Total operating expenses (‘OPEX’) totaled NIS 472 million (US$
130 million) in Q1 2019, a decrease of 5% or NIS 26 million from Q1
2018. The decrease mainly reflected the effect of the implementation of
IFRS 16 which totaled NIS 39 million, a decrease in credit losses, and a
decrease in costs related to international calls. These decreases were
partially offset by an increase in expenses relating to the growth in TV
and internet services. Including depreciation and amortization expenses
and other expenses (mainly amortization of employee share based
compensation), OPEX in Q1 2019 increased by 3% compared with Q1 2018.

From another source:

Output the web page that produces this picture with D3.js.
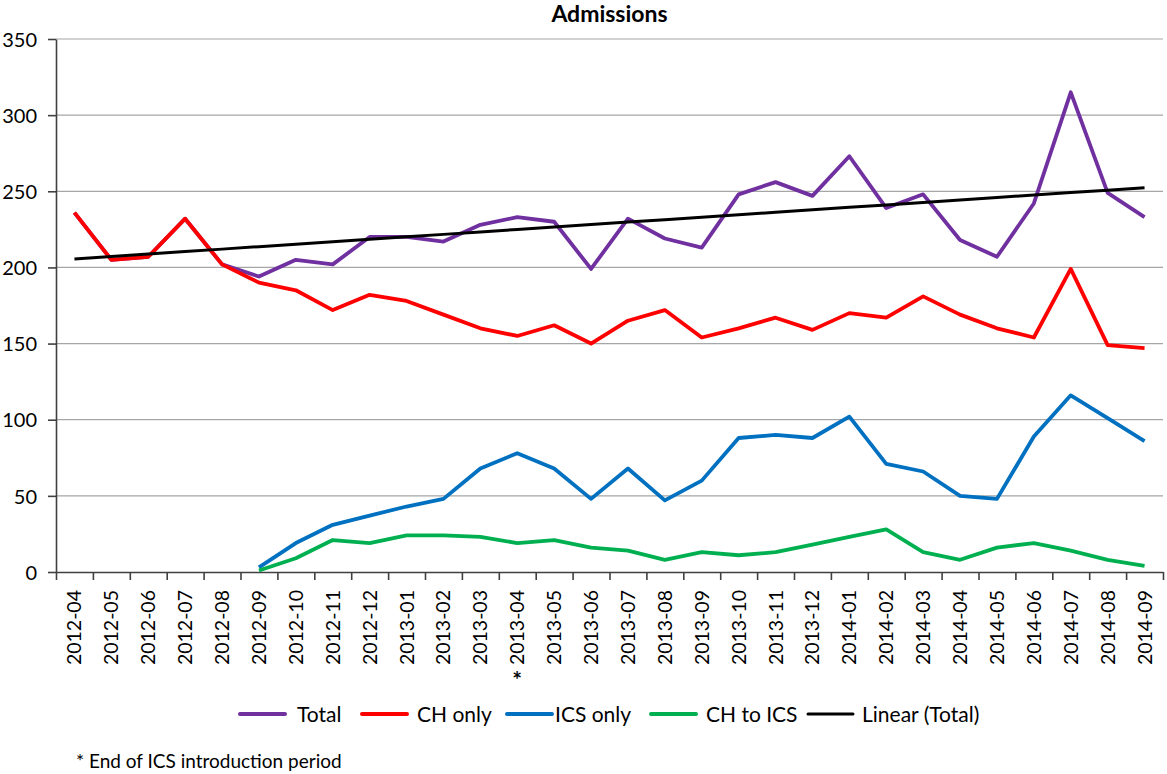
<!DOCTYPE html>
<html>
<head>
<meta charset="utf-8">
<script src="https://cdn.jsdelivr.net/npm/d3@7"></script>
<style>
  body { margin: 0; background: #fff; }
  svg text { font-family: Lato, "Open Sans", sans-serif; fill: #000; }
</style>
</head>
<body>
<div id="container"></div>
<script>
const months = ["2012-04", "2012-05", "2012-06", "2012-07", "2012-08", "2012-09", "2012-10", "2012-11", "2012-12",
  "2013-01", "2013-02", "2013-03", "2013-04", "2013-05", "2013-06", "2013-07", "2013-08", "2013-09", "2013-10",
  "2013-11", "2013-12", "2014-01", "2014-02", "2014-03", "2014-04", "2014-05", "2014-06", "2014-07", "2014-08", "2014-09"];

const total = [236, 205, 207, 232, 202, 194, 205, 202, 220, 220, 217, 228, 233, 230, 199,
  232, 219, 213, 248, 256, 247, 273, 239, 248, 218, 207, 242, 315, 249, 233];
const chOnly = [236, 205, 207, 232, 202, 190, 185, 172, 182, 178, 169, 160, 155, 162, 150,
  165, 172, 154, 160, 167, 159, 170, 167, 181, 169, 160, 154, 199, 149, 147];
const icsOnly = [null, null, null, null, null, 3, 19, 31, 37, 43, 48, 68, 78, 68, 48,
  68, 47, 60, 88, 90, 88, 102, 71, 66, 50, 48, 89, 116, 101, 86];
const chToIcs = [null, null, null, null, null, 1, 9, 21, 19, 24, 24, 23, 19, 21, 16,
  14, 8, 13, 11, 13, 18, 23, 28, 13, 8, 16, 19, 14, 8, 4];

const yTicks = [0, 50, 100, 150, 200, 250, 300, 350];
const markedMonth = "2013-04";

const series = [
  { name: "Total", values: total, color: "#7030a0" },
  { name: "CH only", values: chOnly, color: "#ff0000" },
  { name: "ICS only", values: icsOnly, color: "#0070c0" },
  { name: "CH to ICS", values: chToIcs, color: "#00b050" }
];

// linear trend of Total (least squares, like Excel)
const meanX = d3.mean(total, (d, i) => i + 1);
const meanY = d3.mean(total);
const slope = d3.sum(total, (d, i) => (i + 1 - meanX) * (d - meanY)) / d3.sum(total, (d, i) => (i + 1 - meanX) ** 2);
const intercept = meanY - slope * meanX;
const trend = total.map((d, i) => intercept + slope * (i + 1));

const width = 1167, height = 774;
const plotLeft = 56, plotRight = 1163, plotTop = 39, plotBottom = 572;

const svg = d3.select("#container").append("svg").attr("width", width).attr("height", height);

const x = d3.scaleBand().domain(months).range([plotLeft, plotRight]);
const xBound = d3.scaleLinear().domain([0, months.length]).range([plotLeft, plotRight]);
const y = d3.scaleLinear().domain([0, 350]).range([plotBottom, plotTop]);

// gridlines
svg.append("g")
  .selectAll("line")
  .data(yTicks.filter((d) => d > 0))
  .enter()
  .append("line")
  .attr("x1", plotLeft).attr("x2", plotRight)
  .attr("y1", (d) => y(d)).attr("y2", (d) => y(d))
  .attr("stroke", "#a6a6a6")
  .attr("stroke-width", 1.2);

// y axis
const yAxis = svg.append("g")
  .attr("transform", `translate(${plotLeft},0)`)
  .call(d3.axisLeft(y).tickValues(yTicks).tickSize(8).tickPadding(11).tickSizeOuter(0));
yAxis.select(".domain").attr("stroke", "#404040").attr("stroke-width", 1.6);
yAxis.selectAll(".tick line").attr("stroke", "#404040").attr("stroke-width", 1.6);
yAxis.selectAll("text").style("font-size", "20px").attr("dy", "0.36em");

// x axis: ticks between categories
const xTickAxis = svg.append("g")
  .attr("transform", `translate(0,${plotBottom})`)
  .call(d3.axisBottom(xBound).tickValues(d3.range(months.length + 1)).tickSize(8).tickFormat("").tickSizeOuter(0));
xTickAxis.select(".domain").attr("stroke", "#404040").attr("stroke-width", 1.6);
xTickAxis.selectAll(".tick line").attr("stroke", "#404040").attr("stroke-width", 1.6);

const xLabels = svg.append("g")
  .attr("transform", `translate(0,${plotBottom})`)
  .call(d3.axisBottom(x).tickSize(0).tickPadding(0));
xLabels.select(".domain").remove();
xLabels.selectAll("text")
  .style("font-size", "19.5px")
  .attr("text-anchor", "end")
  .attr("transform", "rotate(-90)")
  .attr("x", -18)
  .attr("y", 0)
  .attr("dy", "0.36em");

svg.append("text")
  .attr("x", x(markedMonth) + x.bandwidth() / 2)
  .attr("y", 688)
  .attr("text-anchor", "middle")
  .style("font-size", "23px")
  .style("font-weight", "bold")
  .text("*");

// lines
const line = d3.line()
  .defined((d) => d != null)
  .x((d, i) => x(months[i]) + x.bandwidth() / 2)
  .y((d) => y(d));

svg.append("g")
  .selectAll("path")
  .data(series)
  .enter()
  .append("path")
  .attr("d", (d) => line(d.values))
  .attr("fill", "none")
  .attr("stroke", (d) => d.color)
  .attr("stroke-width", 3.8)
  .attr("stroke-linejoin", "round");

svg.append("path")
  .attr("d", line(trend))
  .attr("fill", "none")
  .attr("stroke", "#000")
  .attr("stroke-width", 3);

// title
svg.append("text")
  .attr("x", (plotLeft + plotRight) / 2)
  .attr("y", 22)
  .attr("text-anchor", "middle")
  .style("font-size", "23px")
  .style("font-weight", "bold")
  .text("Admissions");

// legend
const legendItems = series.concat([{ name: "Linear (Total)", color: "#000" }]);
const legendX = [240, 362, 507, 651, 808];
const legendTextGap = [57, 55, 48, 55, 54];

const legend = svg.append("g")
  .selectAll("g")
  .data(legendItems)
  .enter()
  .append("g")
  .attr("transform", (d, i) => `translate(${legendX[i]},714)`);

legend.append("line")
  .attr("x1", 0).attr("x2", 45)
  .attr("stroke", (d) => d.color)
  .attr("stroke-width", (d) => d.name === "Linear (Total)" ? 3 : 4)
  .attr("stroke-linecap", "round");

legend.append("text")
  .attr("x", (d, i) => legendTextGap[i])
  .attr("dy", "0.36em")
  .style("font-size", "21px")
  .text((d) => d.name);

svg.append("text")
  .attr("x", 76)
  .attr("y", 768)
  .style("font-size", "19px")
  .text("* End of ICS introduction period");
</script>
</body>
</html>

Operating profit for Q1 2019 was NIS 9 million (US$ 2 million), a
decrease of 72% compared with operating profit of NIS 32 million in Q1
2018. Excluding the adoption of IFRS 16, operating profit in Q1 2019
would have been NIS 4 million. See Adjusted EBITDA analysis for each
segment below.

Adjusted EBITDA in Q1 2019 totaled NIS 197 million (US$ 54
million), an increase of 11% from NIS 177 million in Q1 2018. The impact
of the adoption of IFRS 16 on Adjusted EBITDA in Q1 2019 was an increase
of NIS 39 million and, therefore, excluding the impact of IFRS 16,
Adjusted EBITDA would have been NIS 158 million. As a percentage of
total revenues, Adjusted EBITDA in Q1 2019 was 25% compared with 21% in
Q1 2018.

Adjusted EBITDA for the cellular segment was NIS 150 million (US$
41 million) in Q1 2019, an increase of 12% from NIS 134 million in Q1
2018, mainly reflecting the impact of the adoption of IFRS 16 which
increased cellular segment Adjusted EBITDA by NIS 34 million, and a
decrease in cellular operating expenses (OPEX), which were partially
offset by decreases in service revenues and in gross profit from
cellular equipment sales. As a percentage of total cellular segment
revenues, Adjusted EBITDA for the cellular segment in Q1 2019 was 26%
compared with 21% in Q1 2018.

Adjusted EBITDA for the fixed-line segment was NIS 47 million
(US$ 13 million) in Q1 2019, an increase of 9% from NIS 43 million in Q1
2018, reflecting the increases in fixed-line service revenues and in
gross profit from equipment sales, partially offset by the increase in
OPEX. The impact of the adoption of IFRS 16 in Q1 2019 on the Adjusted
EBITDA for the fixed-line segment was an increase of NIS 5 million. As a
percentage of total fixed-line segment revenues, Adjusted EBITDA for the
fixed-line segment in Q1 2019 was 19%, unchanged from Q1 2018.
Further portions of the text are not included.